The Mobius Inversion Formula. Let P be a locally finite partially ordered set as above with a minimal element which we shall denote by 0 (so 0 ≤ x for all x in P).Let f and g be real-valued functions on P satisfying
g(x) = Σy≤xf(y) for all x in P,
then we have
f(x) = Σy≤xg(y)μ(y,x) for all x in P.
Proof. Note that y ≤ x means that 0 ≤ y ≤ x so the sums given above are well-defined. Let us fix an element x of P. Then
Σy≤xg(y)μ(y,x) = Σy≤x(Σz≤yf(z))μ(y,x)
by the relationship enjoyed by g and f. But we can easily introduce a ζ into the picture since if z ≤ y, ζ(z,y) = 1, and ζ(z,y) = 0 otherwise. So
Σy≤xg(y)μ(y,x) = Σy≤x(Σzf(z)ζ(z,y))μ(y,x).

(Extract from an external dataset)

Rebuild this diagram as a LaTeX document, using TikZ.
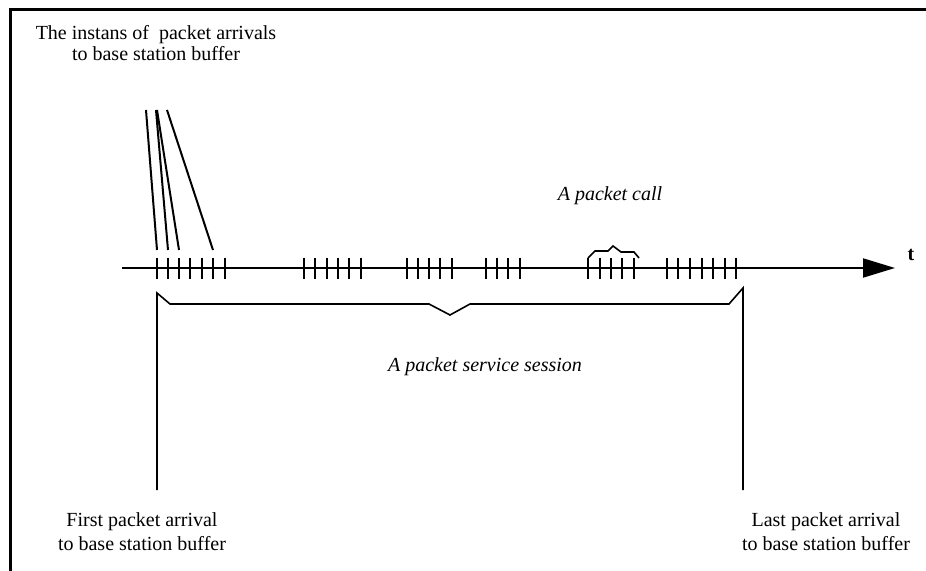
\documentclass[tikz,border=0pt]{standalone}
\usepackage{fontspec}
\setmainfont{Liberation Serif}
\usepackage{tikz}
\usetikzlibrary{arrows.meta}

\begin{document}
\begin{tikzpicture}[x=0.5pt,y=-0.5pt,line width=1pt,
    txt/.style={align=center,inner sep=0pt,font=\fontsize{10}{10.5}\selectfont},
    btxt/.style={align=center,inner sep=0pt,font=\fontsize{10}{12}\selectfont},
    itxt/.style={inner sep=0pt,font=\fontsize{10}{12}\selectfont\itshape},
    brace/.style={line width=0.8pt,line join=miter}]
    \useasboundingbox (0,0) rectangle (926,571);
    \draw[line width=1.5pt] (10,571) -- (10,10) -- (926,10);
    \node[txt] (instants) at (156,43) {The instans of\ \ packet arrivals\\to base station buffer};
    \node[itxt] (call) at (610,196) {A packet call};
    \node[itxt] (session) at (485,367) {A packet service session};
    \node[btxt] (first) at (142,532) {First packet arrival\\to base station buffer};
    \node[btxt] (last) at (826,532) {Last packet arrival\\to base station buffer};
    \coordinate (t0) at (122,268);
    \coordinate (tend) at (895,268);
    \draw[-{Triangle[length=16pt,width=9.5pt]}] (t0) -- (tend);
    \node[font=\fontsize{10}{12}\selectfont\bfseries] (t) at (911,255) {t};
    \foreach \x in {157,168,179,190,202,213,225,304,315,327,338,349,361,407,418,429,440,452,486,497,508,520,588,600,611,622,634,667,678,690,702,713,725,736}
        \draw (\x,258) -- (\x,279);
    \coordinate (i1) at (146,110);
    \coordinate (i2) at (156,110);
    \coordinate (i3) at (157,110);
    \coordinate (i4) at (167,110);
    \coordinate (a1) at (157,250);
    \coordinate (a2) at (168,250);
    \coordinate (a3) at (179,250);
    \coordinate (a4) at (213,250);
    \draw (i1) -- (a1);
    \draw (i2) -- (a2);
    \draw (i3) -- (a3);
    \draw (i4) -- (a4);
    \draw[brace] (588,258) -- (595,251) -- (608,251) -- (613,246) -- (621,252) -- (634,252) -- (639,258);
    \coordinate (s0) at (157,490);
    \coordinate (s1) at (743,490);
    \draw[brace] (s0) -- (157,293) -- (170,304) -- (429,304) -- (450,315) -- (470,304) -- (729,304) -- (743,288) -- (s1);
\end{tikzpicture}
\end{document}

Now we switch the order of summation which is the standard maneuver to perform when one encounters a double sum. Doing this gives us
Σy≤xg(y)μ(y,x) =
Σzf(z)Σy≤xζ(z,y)μ(y,x).
But Σy≤xζ(z,y)μ(y,x) = ζ*μ(z,x) = δ(z,x) since ζ and μ are inverses. Therefore, finally, we get
Σy≤xg(y)μ(y,x) =
Σzf(z)δ(z,x) = f(x). QED.
In the case where P is the set of natural numbers and ≤ is the partial order given by d ≤ n if d divides n, we get the version of the Mobius Inversion Formula given in the writeup above. Admittedly, that is the context in which the formula is applied the most frequently, and with much success. We can rest easy, however, knowing that the formula is there to bail us out in messier situations, too. For example, if S is a finite set, we can consider its power set 2S under the partial ordering of inclusion. In this case, the Mobius function is given by μ(x,y) = (-1)|y| - |x|. It is an entertaining exercise to show how applying the Mobius inversion formula to this set gives rise to the Principle of Inclusion and Exclusion.
Note: In the context of number theory, the multiplication we have described above is called Dirichlet convolution. The ζ function is usually denoted by u in this situation to avoid confusion.